Fanny Ardant is, of course, one of France’s finest actresses. With Nesher’s steady and consistent direction, the two young women playing against Ardant in “The Secrets” more than hold their own.
As the two girls form an unlikely friendship, the uptight and pushy Noemi and the friendly if manipulative Michel hatch a plan to save Anouk’s soul before she dies. This involves doing all sorts of things that they ought not do, but Michel is able to convince Noemi of the nobility of their minor transgressions. The studious Noemi eventually peers into the Kaballah for help. In spite of its recent popularity among Hollywood-types, the Kaballah is among the most sacred and secret of Jewish teachings, and is considered unsuitable knowledge for all but the most advanced scholars of Jewish lore.
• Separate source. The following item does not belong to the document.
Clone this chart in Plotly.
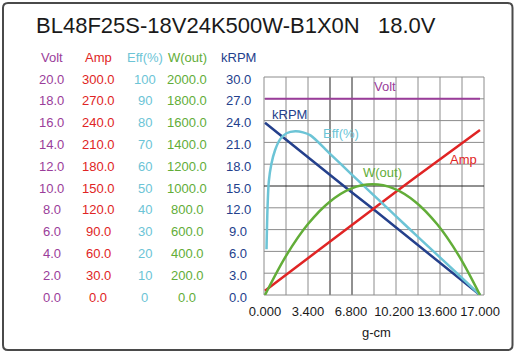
import plotly.graph_objects as go

title_text = "BL48F25S-18V24K500W-B1X0N\u00a0\u00a0\u00a018.0V"
x_label = "g-cm"

torque = [0.0, 1.7, 3.4, 5.1, 6.8, 8.5, 10.2, 11.9, 13.6, 15.3, 17.0]
volt = [18.0, 18.0, 18.0, 18.0, 18.0, 18.0, 18.0, 18.0, 18.0, 18.0, 18.0]
amp = [6.0, 28.5, 51.0, 73.0, 95.5, 118.0, 140.0, 162.0, 184.0, 205.5, 227.0]
krpm = [23.7, 21.3, 19.0, 16.6, 14.2, 11.9, 9.5, 7.1, 4.7, 2.4, 0.0]
wout = [0, 366, 651, 854, 976, 1015, 976, 854, 651, 366, 0]

eff_torque = [0.12, 0.2, 0.3, 0.5, 0.8, 1.2, 1.7, 2.4, 3.0, 3.6, 5.1, 6.8, 8.5, 10.2, 11.9, 13.6, 15.3, 17.0]
eff = [21, 40, 52, 60, 66.5, 71.5, 74.2, 75.1, 74.6, 73.2, 65.0, 55.6, 46.3, 37.0, 27.7, 18.5, 9.3, 0.0]

x_ticks = [0.0, 3.4, 6.8, 10.2, 13.6, 17.0]

volt_ticks = [0, 2, 4, 6, 8, 10, 12, 14, 16, 18, 20]
amp_ticks = [0, 30, 60, 90, 120, 150, 180, 210, 240, 270, 300]
eff_ticks = [0, 10, 20, 30, 40, 50, 60, 70, 80, 90, 100]
w_ticks = [0, 200, 400, 600, 800, 1000, 1200, 1400, 1600, 1800, 2000]
krpm_ticks = [0, 3, 6, 9, 12, 15, 18, 21, 24, 27, 30]

C_VOLT = "#9a3d9a"
C_AMP = "#e02424"
C_EFF = "#6cc4d6"
C_W = "#62ad38"
C_RPM = "#24408c"

W, H = 516, 355
L, R, T, B = 264, 32, 77, 60
PW, PH = W - L - R, H - T - B


def px(x):
    return (x - L) / PW


def py(y):
    return (H - B - y) / PH


fig = go.Figure()
fig.add_trace(go.Scatter(x=torque, y=volt, yaxis="y2", mode="lines",
                         line=dict(color=C_VOLT, width=2), hoverinfo="skip"))
fig.add_trace(go.Scatter(x=torque, y=wout, yaxis="y5", mode="lines",
                         line=dict(color=C_W, width=2.5, shape="spline", smoothing=1.0), hoverinfo="skip"))
fig.add_trace(go.Scatter(x=eff_torque, y=eff, yaxis="y4", mode="lines",
                         line=dict(color=C_EFF, width=2.5, shape="spline", smoothing=0.8), hoverinfo="skip"))
fig.add_trace(go.Scatter(x=torque, y=krpm, yaxis="y", mode="lines",
                         line=dict(color=C_RPM, width=2.5), hoverinfo="skip"))
fig.add_trace(go.Scatter(x=torque, y=amp, yaxis="y3", mode="lines",
                         line=dict(color=C_AMP, width=2.5), hoverinfo="skip"))

# x-range so that 0 sits at ~265px and 17 at ~480px
ppu = 215 / 17.0
x0 = -1.0 / ppu
x1 = x0 + PW / ppu

shapes = []
for i in range(11):
    dark = i in (3, 4)
    shapes.append(dict(type="line", xref="paper", yref="paper", x0=i / 10, x1=i / 10, y0=0, y1=1,
                       line=dict(color="#222222" if dark else "#8c8c8c", width=1), layer="below"))
for i in range(11):
    dark = i == 5
    shapes.append(dict(type="line", xref="paper", yref="paper", y0=i / 10, y1=i / 10, x0=0, x1=1,
                       line=dict(color="#222222" if dark else "#8c8c8c", width=1), layer="below"))

# rounded outer border
bx0, bx1, by0, by1, r = 3, 512.5, 3, 350, 5
path = (f"M {px(bx0 + r)},{py(by0)} L {px(bx1 - r)},{py(by0)} "
        f"Q {px(bx1)},{py(by0)} {px(bx1)},{py(by0 + r)} L {px(bx1)},{py(by1 - r)} "
        f"Q {px(bx1)},{py(by1)} {px(bx1 - r)},{py(by1)} L {px(bx0 + r)},{py(by1)} "
        f"Q {px(bx0)},{py(by1)} {px(bx0)},{py(by1 - r)} L {px(bx0)},{py(by0 + r)} "
        f"Q {px(bx0)},{py(by0)} {px(bx0 + r)},{py(by0)} Z")
shapes.append(dict(type="path", xref="paper", yref="paper", path=path,
                   line=dict(color="#4a4a4a", width=2)))

FONT = "Liberation Sans, Arial, sans-serif"
ann = []
ann.append(dict(text=title_text, xref="paper", yref="paper", x=px(34), y=py(26),
                xanchor="left", yanchor="middle", showarrow=False,
                font=dict(family=FONT, size=22, color="#1a1a1a")))

cols = [
    ("Volt", C_VOLT, 51.5, "y2", volt_ticks, "{:.1f}"),
    ("Amp", C_AMP, 98, "y3", amp_ticks, "{:.1f}"),
    ("Eff(%)", C_EFF, 144.5, "y4", eff_ticks, "{:d}"),
    ("W(out)", C_W, 187, "y5", w_ticks, "{:.1f}"),
    ("kRPM", C_RPM, 238, "y", krpm_ticks, "{:.1f}"),
]
for name, col, cx, yref, ticks, fmt in cols:
    ann.append(dict(text=name, xref="paper", yref="paper", x=px(cx), y=py(57),
                    xanchor="center", yanchor="middle", showarrow=False,
                    font=dict(family=FONT, size=13, color=col)))
    for v in ticks:
        ann.append(dict(text=fmt.format(v), xref="paper", yref=yref, x=px(cx), y=v,
                        xanchor="center", yanchor="middle", yshift=-2, showarrow=False,
                        font=dict(family=FONT, size=13, color=col)))

labels = [("Volt", C_VOLT, 385, 87), ("kRPM", C_RPM, 289, 114), ("Eff(%)", C_EFF, 341, 133),
          ("W(out)", C_W, 382, 172), ("Amp", C_AMP, 463, 159)]
for t, col, lx, ly in labels:
    ann.append(dict(text=t, xref="paper", yref="paper", x=px(lx), y=py(ly),
                    xanchor="center", yanchor="middle", showarrow=False,
                    font=dict(family=FONT, size=13, color=col)))

ann.append(dict(text=x_label, xref="paper", yref="paper", x=px(376), y=py(332),
                xanchor="center", yanchor="middle", showarrow=False,
                font=dict(family=FONT, size=13, color="#1a1a1a")))

fig.update_layout(
    width=W, height=H, margin=dict(l=L, r=R, t=T, b=B),
    paper_bgcolor="white", plot_bgcolor="white", showlegend=False,
    xaxis=dict(range=[x0, x1], tickvals=x_ticks, ticktext=[f"{v:.3f}" for v in x_ticks],
               showgrid=False, zeroline=False, showline=False, ticks="outside", ticklen=4,
               tickcolor="rgba(0,0,0,0)", tickfont=dict(family=FONT, size=13, color="#1a1a1a")),
    yaxis=dict(range=[0, 30], visible=False, showgrid=False, zeroline=False),
    yaxis2=dict(range=[0, 20], overlaying="y", visible=False),
    yaxis3=dict(range=[0, 300], overlaying="y", visible=False),
    yaxis4=dict(range=[0, 100], overlaying="y", visible=False),
    yaxis5=dict(range=[0, 2000], overlaying="y", visible=False),
    shapes=shapes, annotations=ann,
)

fig.write_html("out.html", config={"displayModeBar": False, "staticPlot": True},
               post_script="document.body.style.margin='0';document.body.style.padding='0';")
Noemi, possessing a far deeper depth of knowledge than even her adult male superiors, is able to use the Kaballah to forge rituals that actually seem to help Anouk.
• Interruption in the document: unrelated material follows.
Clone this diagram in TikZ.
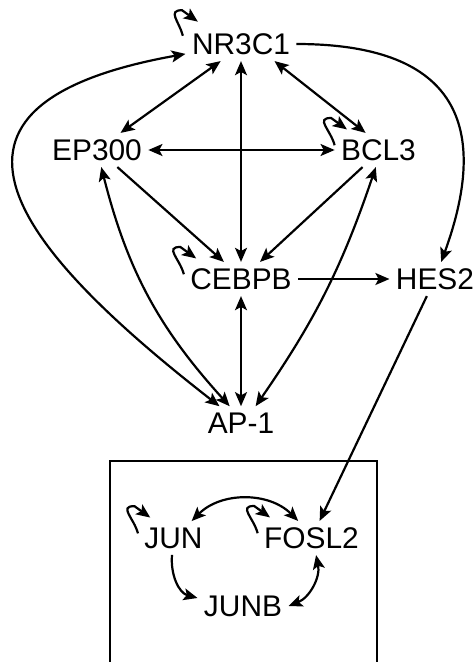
\documentclass[tikz,border=0pt]{standalone}
\usepackage{fontspec}
\setmainfont{Liberation Sans}
\usetikzlibrary{arrows.meta,positioning}

\begin{document}
\begin{tikzpicture}[
  gene/.style={font=\fontsize{17}{20}\selectfont, inner sep=3.5pt},
  link/.style={line width=1.25pt},
  sloop/.style={out=105, in=180, looseness=1.5},
  on grid,
  >={Stealth[length=8pt,width=6.8pt,inset=1.8pt]}
]
\useasboundingbox (0,0) rectangle (9.5,-13.24);
\node[gene] (nr) at (4.82,-0.88) {NR3C1};
\node[gene, below left=2.12cm and 2.88cm of nr]  (ep)  {EP300};
\node[gene, below right=2.12cm and 2.75cm of nr] (bcl) {BCL3};
\node[gene, below=4.7cm of nr]   (ceb) {CEBPB};
\node[gene, right=3.88cm of ceb] (hes) {HES2};
\node[gene, below=2.88cm of ceb] (ap)  {AP-1};
\node[gene, below left=2.3cm and 1.35cm of ap] (jun) {JUN};
\node[gene, right=2.76cm of jun] (fos) {FOSL2};
\node[gene, below right=1.36cm and 1.39cm of jun] (junb) {JUNB};
% box round the AP-1 members
\draw[link] (2.2,-9.22) rectangle (7.54,-13.6);
% self loops
\draw[link,->] ([shift={(-1.5pt,-5pt)}]nr.north west) to[sloop] ([shift={(-2pt,9.5pt)}]nr.north west) -- ([shift={(7pt,3pt)}]nr.north west);
\draw[link,->] ([yshift=-7pt]bcl.north west) to[sloop] ([shift={(-2pt,8.5pt)}]bcl.north west) -- ([shift={(7pt,2pt)}]bcl.north west);
\draw[link,->] ([yshift=-7pt]ceb.north west) to[sloop] ([shift={(-2pt,8.5pt)}]ceb.north west) -- ([shift={(7pt,2pt)}]ceb.north west);
\draw[link,->] ([yshift=-7pt]jun.north west) to[sloop] ([shift={(-2pt,8.5pt)}]jun.north west) -- ([shift={(7pt,2pt)}]jun.north west);
\draw[link,->] ([yshift=-7pt]fos.north west) to[sloop] ([shift={(-2pt,8.5pt)}]fos.north west) -- ([shift={(7pt,2pt)}]fos.north west);
% upper part
\draw[link,<->] (nr.220) -- (ep.36);
\draw[link,<->] (nr.333) -- (bcl.127);
\draw[link,<->] (nr) -- (ceb);
\draw[link,->] (nr) to[out=0, in=70, looseness=1.5] (hes);
\draw[link,<->] (ap) .. controls (0.3,-4.94) and (-2.0,-2.1) .. (nr);
\draw[link,<->] (ep) -- (bcl);
\draw[link,->] (ep.-40) -- (ceb.135);
\draw[link,->] (bcl.227) -- (ceb.42);
\draw[link,<->] (ep.284) to[bend right=14] (ap.124);
\draw[link,<->] (bcl.261) to[bend left=8] (ap.49);
\draw[link,<->] (ceb) -- (ap);
\draw[link,->] (ceb) -- (hes);
\draw[link,->] (hes) -- (fos);
% inside the box
\draw[link,<->] (jun.43) to[bend left=45] (fos.128);
\draw[link,->] (jun.265) to[out=-95, in=165] (junb.170);
\draw[link,<->] (fos.285) to[bend left=40] (junb.east);
\end{tikzpicture}
\end{document}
This is where this film starts to split off into three different tangents. First, we have Noemi exceeding her mandated boundaries, rejecting her uptight prat of an arranged fiancee, finding ambition to be the first-ever female Rabbi, and out-traditioning the most staid of traditionalists. Her rebelliousness isn’t in a rejection of her beliefs; she rebels because she isn’t allowed by tradition to take her faith far enough.
Then, on the second tangent, we have these four girls and one woman performing this weird ritual magic in an attempt to help someone who has murdered her lover, abandoned her family, and allowed nudie bondage paintings painted of herself. They wrap themselves in burlap and torture themselves while chanting arcanities around a fire.
Finally we have the wholly unexpected development of a full-on lesbian relationship between Noemi and Michel. (Noemi justifies it: man-on-man is forbidden by Jewish law, but the holy books say nothing about girl-on-girl).
Thus we have a layered and complex story that deals, ultimately, with feminism in 21st-century Orthodox Judaism. Noemi insists on choosing her own lover (of whatever sex she desires), of being an equal scholar to any man, and to show kindness and compassion to whomever she needs to – in this case, someone who has a pretty questionable past and who isn’t even a Jew. Her character is interesting in that she doesn’t see herself as a rebel, and in fact does everything that she does strictly to the letter of Jewish law. Maintaining tradition is crucial for her, but Michel shows her just how flexible the definitions of tradition need to be in our modern world. Between their sapphic relationship, their aid of Anouk, and the boundary-pushing of Noemi’s studies, Noemi has committed no literal transgressions. She has found love (an emotion revered in Jewish tradition), helped the needy, and positioned herself to become a leading scholar. And yet it is the context of these accomplishments that eventually make her as much of an outcast as the free-spirited Michel and the tragic Anouk are.
The film avoids a predictable Hollywood-type ending where everyone ends up with what they want. In fact, it could be argued that Noemi’s eventual fate is a punishment for her modern liberal behavior, but I preferred to see it as real life taking its course, and challenging her in ways that might only serve to strengthen her convictions in doing things her own way, on her own.